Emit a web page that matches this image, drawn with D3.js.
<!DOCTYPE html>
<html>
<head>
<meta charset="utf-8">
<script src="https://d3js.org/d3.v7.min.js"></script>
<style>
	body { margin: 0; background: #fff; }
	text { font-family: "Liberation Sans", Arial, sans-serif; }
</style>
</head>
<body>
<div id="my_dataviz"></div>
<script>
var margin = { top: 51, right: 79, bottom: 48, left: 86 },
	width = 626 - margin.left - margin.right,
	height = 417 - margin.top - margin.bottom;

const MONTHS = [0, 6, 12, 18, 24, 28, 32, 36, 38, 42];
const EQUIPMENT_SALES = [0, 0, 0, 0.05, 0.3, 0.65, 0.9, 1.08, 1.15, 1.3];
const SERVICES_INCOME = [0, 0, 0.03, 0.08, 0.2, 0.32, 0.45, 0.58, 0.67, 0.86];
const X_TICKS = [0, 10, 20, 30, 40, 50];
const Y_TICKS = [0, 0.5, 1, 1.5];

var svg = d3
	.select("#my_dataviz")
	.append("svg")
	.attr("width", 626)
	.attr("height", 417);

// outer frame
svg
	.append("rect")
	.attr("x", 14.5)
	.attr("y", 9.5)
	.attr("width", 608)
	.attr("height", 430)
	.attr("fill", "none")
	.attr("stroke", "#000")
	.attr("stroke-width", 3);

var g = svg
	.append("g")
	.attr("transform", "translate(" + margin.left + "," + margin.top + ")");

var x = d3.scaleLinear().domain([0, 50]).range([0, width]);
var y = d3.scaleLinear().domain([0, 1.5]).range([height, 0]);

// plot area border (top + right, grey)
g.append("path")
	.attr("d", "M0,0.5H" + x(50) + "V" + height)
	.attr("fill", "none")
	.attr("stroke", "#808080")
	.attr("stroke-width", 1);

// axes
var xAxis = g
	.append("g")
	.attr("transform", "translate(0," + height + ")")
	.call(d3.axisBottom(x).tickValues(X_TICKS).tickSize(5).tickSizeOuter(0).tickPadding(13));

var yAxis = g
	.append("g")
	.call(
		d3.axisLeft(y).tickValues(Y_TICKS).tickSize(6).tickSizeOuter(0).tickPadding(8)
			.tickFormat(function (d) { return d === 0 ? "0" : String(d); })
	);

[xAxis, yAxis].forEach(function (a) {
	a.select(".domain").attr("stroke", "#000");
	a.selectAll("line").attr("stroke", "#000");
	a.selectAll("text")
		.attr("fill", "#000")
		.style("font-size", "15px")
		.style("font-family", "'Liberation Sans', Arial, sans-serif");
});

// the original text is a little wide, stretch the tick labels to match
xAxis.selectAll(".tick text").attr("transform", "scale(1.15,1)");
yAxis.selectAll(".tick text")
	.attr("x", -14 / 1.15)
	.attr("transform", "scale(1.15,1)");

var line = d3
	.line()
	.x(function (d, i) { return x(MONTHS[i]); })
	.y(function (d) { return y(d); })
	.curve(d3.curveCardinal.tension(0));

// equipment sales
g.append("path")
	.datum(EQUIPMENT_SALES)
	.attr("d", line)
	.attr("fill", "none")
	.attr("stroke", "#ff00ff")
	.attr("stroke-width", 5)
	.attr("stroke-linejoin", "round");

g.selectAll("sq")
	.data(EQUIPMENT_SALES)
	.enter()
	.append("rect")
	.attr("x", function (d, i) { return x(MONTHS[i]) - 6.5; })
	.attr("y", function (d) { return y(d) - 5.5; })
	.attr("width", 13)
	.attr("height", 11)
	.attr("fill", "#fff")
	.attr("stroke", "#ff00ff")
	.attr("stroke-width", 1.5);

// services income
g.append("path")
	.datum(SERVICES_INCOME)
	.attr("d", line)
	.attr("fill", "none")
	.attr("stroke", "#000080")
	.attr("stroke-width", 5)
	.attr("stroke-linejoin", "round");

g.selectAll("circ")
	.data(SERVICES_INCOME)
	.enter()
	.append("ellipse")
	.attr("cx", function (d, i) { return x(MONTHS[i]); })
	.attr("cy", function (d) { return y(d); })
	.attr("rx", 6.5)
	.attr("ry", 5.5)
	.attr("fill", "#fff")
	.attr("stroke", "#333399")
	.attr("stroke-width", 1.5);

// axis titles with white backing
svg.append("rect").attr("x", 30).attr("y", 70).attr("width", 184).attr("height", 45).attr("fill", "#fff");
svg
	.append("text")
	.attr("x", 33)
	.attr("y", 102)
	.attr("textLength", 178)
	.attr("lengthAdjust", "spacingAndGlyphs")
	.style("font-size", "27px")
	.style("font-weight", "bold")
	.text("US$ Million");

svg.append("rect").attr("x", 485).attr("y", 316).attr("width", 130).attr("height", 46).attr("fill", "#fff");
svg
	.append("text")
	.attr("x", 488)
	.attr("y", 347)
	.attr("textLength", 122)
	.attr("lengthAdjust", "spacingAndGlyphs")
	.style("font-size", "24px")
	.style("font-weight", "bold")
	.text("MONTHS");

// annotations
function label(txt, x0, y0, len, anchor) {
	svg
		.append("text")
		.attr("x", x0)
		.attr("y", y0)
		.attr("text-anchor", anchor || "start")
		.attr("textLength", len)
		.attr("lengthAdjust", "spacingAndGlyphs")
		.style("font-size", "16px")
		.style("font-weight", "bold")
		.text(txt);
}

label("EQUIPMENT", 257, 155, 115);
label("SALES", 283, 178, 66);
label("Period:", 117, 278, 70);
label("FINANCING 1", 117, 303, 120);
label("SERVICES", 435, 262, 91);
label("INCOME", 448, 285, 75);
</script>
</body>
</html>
########################################
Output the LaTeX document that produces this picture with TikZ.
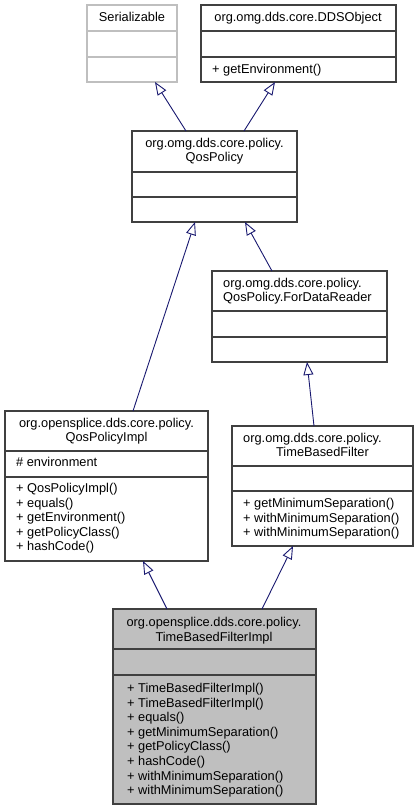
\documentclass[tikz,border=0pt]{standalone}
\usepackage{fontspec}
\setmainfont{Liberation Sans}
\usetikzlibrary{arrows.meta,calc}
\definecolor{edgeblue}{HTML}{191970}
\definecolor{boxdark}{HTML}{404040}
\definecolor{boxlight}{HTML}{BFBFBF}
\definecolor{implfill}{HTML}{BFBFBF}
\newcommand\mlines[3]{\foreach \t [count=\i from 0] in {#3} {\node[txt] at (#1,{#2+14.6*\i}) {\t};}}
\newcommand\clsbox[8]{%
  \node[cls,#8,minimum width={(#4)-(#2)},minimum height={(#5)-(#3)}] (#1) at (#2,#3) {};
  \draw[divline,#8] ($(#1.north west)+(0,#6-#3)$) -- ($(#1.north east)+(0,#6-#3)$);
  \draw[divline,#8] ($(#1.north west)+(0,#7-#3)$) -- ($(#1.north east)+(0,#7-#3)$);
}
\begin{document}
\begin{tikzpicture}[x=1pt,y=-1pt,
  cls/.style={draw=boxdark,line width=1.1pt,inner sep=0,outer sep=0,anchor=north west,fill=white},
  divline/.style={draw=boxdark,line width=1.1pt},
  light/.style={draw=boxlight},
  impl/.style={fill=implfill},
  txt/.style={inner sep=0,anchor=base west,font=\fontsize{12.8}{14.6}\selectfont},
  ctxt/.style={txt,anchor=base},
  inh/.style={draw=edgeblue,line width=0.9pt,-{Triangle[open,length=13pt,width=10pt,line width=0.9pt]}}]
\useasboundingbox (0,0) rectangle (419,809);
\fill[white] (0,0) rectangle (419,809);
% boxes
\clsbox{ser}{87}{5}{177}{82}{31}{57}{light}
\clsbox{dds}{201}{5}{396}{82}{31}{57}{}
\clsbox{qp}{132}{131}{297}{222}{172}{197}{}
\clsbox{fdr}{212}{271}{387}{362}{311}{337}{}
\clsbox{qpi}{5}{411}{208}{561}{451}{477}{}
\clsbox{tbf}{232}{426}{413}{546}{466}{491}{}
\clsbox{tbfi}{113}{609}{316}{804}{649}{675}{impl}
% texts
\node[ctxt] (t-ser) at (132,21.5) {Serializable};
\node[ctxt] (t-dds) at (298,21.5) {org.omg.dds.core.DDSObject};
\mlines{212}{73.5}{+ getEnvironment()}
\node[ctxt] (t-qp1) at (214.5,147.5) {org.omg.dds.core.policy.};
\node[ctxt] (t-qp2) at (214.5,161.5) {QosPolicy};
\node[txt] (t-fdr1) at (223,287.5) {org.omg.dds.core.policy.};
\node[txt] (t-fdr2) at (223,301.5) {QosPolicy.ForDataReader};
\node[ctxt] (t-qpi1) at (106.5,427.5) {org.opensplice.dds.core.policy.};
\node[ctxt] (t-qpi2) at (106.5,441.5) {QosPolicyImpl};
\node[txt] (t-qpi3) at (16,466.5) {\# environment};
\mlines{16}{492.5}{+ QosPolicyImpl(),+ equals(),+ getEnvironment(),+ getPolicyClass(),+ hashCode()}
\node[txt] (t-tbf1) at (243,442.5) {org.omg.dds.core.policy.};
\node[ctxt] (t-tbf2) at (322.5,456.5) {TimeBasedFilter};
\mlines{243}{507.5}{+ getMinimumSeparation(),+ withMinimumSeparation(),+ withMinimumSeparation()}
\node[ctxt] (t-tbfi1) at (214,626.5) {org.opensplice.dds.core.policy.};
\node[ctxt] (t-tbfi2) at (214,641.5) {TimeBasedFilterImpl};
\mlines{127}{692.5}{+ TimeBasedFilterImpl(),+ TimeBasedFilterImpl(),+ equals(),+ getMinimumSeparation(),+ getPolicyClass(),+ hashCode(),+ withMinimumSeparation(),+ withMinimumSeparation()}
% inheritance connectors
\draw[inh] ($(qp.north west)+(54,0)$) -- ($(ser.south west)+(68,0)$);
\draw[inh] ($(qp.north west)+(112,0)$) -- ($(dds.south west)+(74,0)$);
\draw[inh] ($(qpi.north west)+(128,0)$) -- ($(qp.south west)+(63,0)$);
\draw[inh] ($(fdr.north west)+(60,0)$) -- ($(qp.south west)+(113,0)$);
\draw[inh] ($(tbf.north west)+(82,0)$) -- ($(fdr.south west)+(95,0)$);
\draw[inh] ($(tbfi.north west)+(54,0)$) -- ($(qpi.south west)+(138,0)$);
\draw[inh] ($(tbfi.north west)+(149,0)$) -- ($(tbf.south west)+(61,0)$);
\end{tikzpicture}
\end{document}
########################################
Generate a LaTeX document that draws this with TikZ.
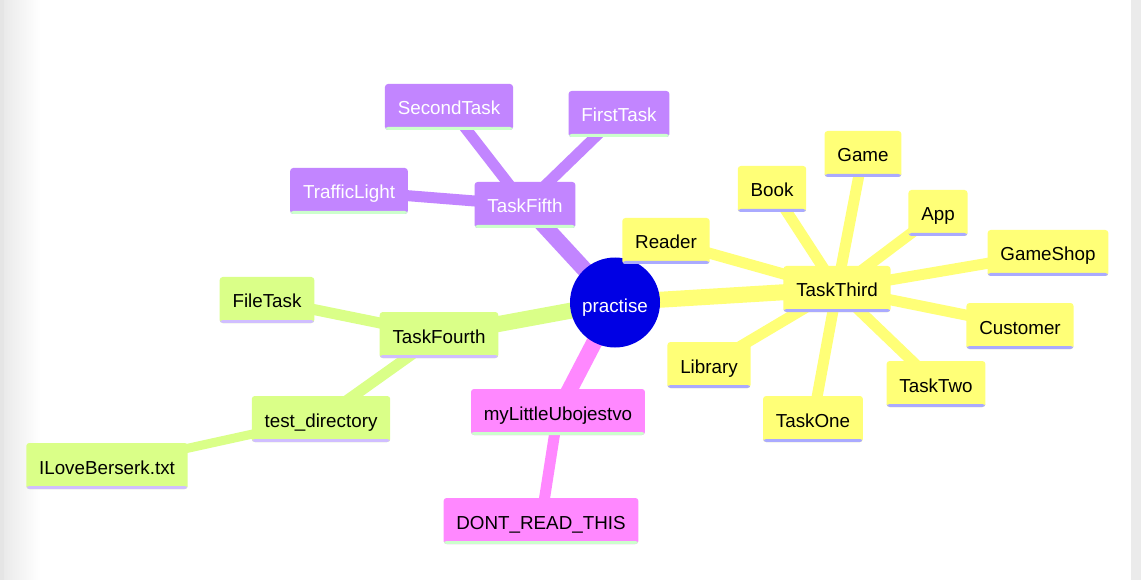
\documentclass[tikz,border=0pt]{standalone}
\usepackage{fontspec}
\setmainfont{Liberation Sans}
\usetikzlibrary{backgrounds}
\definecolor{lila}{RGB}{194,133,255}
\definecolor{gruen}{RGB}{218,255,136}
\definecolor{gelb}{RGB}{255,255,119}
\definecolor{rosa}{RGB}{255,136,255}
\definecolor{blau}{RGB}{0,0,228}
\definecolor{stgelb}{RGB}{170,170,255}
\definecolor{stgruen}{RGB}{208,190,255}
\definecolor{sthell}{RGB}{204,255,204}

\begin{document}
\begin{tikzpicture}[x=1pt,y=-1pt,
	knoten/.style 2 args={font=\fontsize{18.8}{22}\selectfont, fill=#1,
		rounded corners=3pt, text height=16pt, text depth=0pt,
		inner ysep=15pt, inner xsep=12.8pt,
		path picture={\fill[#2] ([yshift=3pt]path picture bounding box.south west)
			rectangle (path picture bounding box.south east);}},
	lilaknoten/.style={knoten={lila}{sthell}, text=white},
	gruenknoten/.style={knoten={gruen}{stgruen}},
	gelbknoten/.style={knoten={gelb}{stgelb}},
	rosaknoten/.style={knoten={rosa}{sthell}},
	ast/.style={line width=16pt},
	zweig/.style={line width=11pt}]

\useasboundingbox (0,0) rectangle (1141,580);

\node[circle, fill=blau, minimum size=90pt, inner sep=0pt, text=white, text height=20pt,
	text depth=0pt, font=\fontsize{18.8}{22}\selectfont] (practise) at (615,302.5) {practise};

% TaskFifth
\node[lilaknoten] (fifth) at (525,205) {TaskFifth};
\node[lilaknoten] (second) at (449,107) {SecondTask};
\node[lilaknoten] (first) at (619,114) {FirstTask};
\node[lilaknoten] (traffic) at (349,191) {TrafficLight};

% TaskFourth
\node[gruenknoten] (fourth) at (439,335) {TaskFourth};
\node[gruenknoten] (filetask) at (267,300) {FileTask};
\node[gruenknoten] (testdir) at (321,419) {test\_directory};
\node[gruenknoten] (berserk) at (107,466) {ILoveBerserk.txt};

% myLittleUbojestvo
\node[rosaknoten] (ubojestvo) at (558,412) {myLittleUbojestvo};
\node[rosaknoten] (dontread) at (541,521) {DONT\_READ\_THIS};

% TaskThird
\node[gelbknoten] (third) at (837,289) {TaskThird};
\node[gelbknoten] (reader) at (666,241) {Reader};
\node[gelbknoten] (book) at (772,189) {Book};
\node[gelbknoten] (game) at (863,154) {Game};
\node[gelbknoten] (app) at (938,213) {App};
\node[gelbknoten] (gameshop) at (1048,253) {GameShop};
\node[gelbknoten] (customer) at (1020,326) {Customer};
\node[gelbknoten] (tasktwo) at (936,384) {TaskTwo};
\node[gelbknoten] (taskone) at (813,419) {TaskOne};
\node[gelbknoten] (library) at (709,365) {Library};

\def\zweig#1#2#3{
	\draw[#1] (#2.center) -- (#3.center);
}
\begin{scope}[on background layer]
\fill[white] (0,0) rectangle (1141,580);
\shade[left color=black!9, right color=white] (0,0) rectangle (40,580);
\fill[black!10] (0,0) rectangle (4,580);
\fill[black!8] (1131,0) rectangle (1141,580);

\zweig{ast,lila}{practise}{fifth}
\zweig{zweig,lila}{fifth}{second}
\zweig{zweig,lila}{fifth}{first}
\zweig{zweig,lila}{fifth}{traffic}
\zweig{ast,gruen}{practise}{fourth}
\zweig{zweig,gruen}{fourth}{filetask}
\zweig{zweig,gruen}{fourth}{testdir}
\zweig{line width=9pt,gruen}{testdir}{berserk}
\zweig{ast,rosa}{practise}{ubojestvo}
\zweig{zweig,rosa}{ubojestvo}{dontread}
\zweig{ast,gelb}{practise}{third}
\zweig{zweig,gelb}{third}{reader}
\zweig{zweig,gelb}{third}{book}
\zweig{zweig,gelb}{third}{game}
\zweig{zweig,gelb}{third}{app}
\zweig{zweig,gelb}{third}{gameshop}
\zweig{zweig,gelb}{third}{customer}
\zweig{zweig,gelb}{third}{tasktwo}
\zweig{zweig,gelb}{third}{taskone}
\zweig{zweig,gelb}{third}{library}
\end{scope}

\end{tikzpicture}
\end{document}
########################################
▶ _What is needed_
Taking the records above, retype every line from the one with "Emit a web page" down to the one with "const Y_TICKS = [0, 0.5, 1, 1.5];", exactly and with nothing else.

▶ _Full solution_
Emit a web page that matches this image, drawn with D3.js.
<!DOCTYPE html>
<html>
<head>
<meta charset="utf-8">
<script src="https://d3js.org/d3.v7.min.js"></script>
<style>
	body { margin: 0; background: #fff; }
	text { font-family: "Liberation Sans", Arial, sans-serif; }
</style>
</head>
<body>
<div id="my_dataviz"></div>
<script>
var margin = { top: 51, right: 79, bottom: 48, left: 86 },
	width = 626 - margin.left - margin.right,
	height = 417 - margin.top - margin.bottom;

const MONTHS = [0, 6, 12, 18, 24, 28, 32, 36, 38, 42];
const EQUIPMENT_SALES = [0, 0, 0, 0.05, 0.3, 0.65, 0.9, 1.08, 1.15, 1.3];
const SERVICES_INCOME = [0, 0, 0.03, 0.08, 0.2, 0.32, 0.45, 0.58, 0.67, 0.86];
const X_TICKS = [0, 10, 20, 30, 40, 50];
const Y_TICKS = [0, 0.5, 1, 1.5];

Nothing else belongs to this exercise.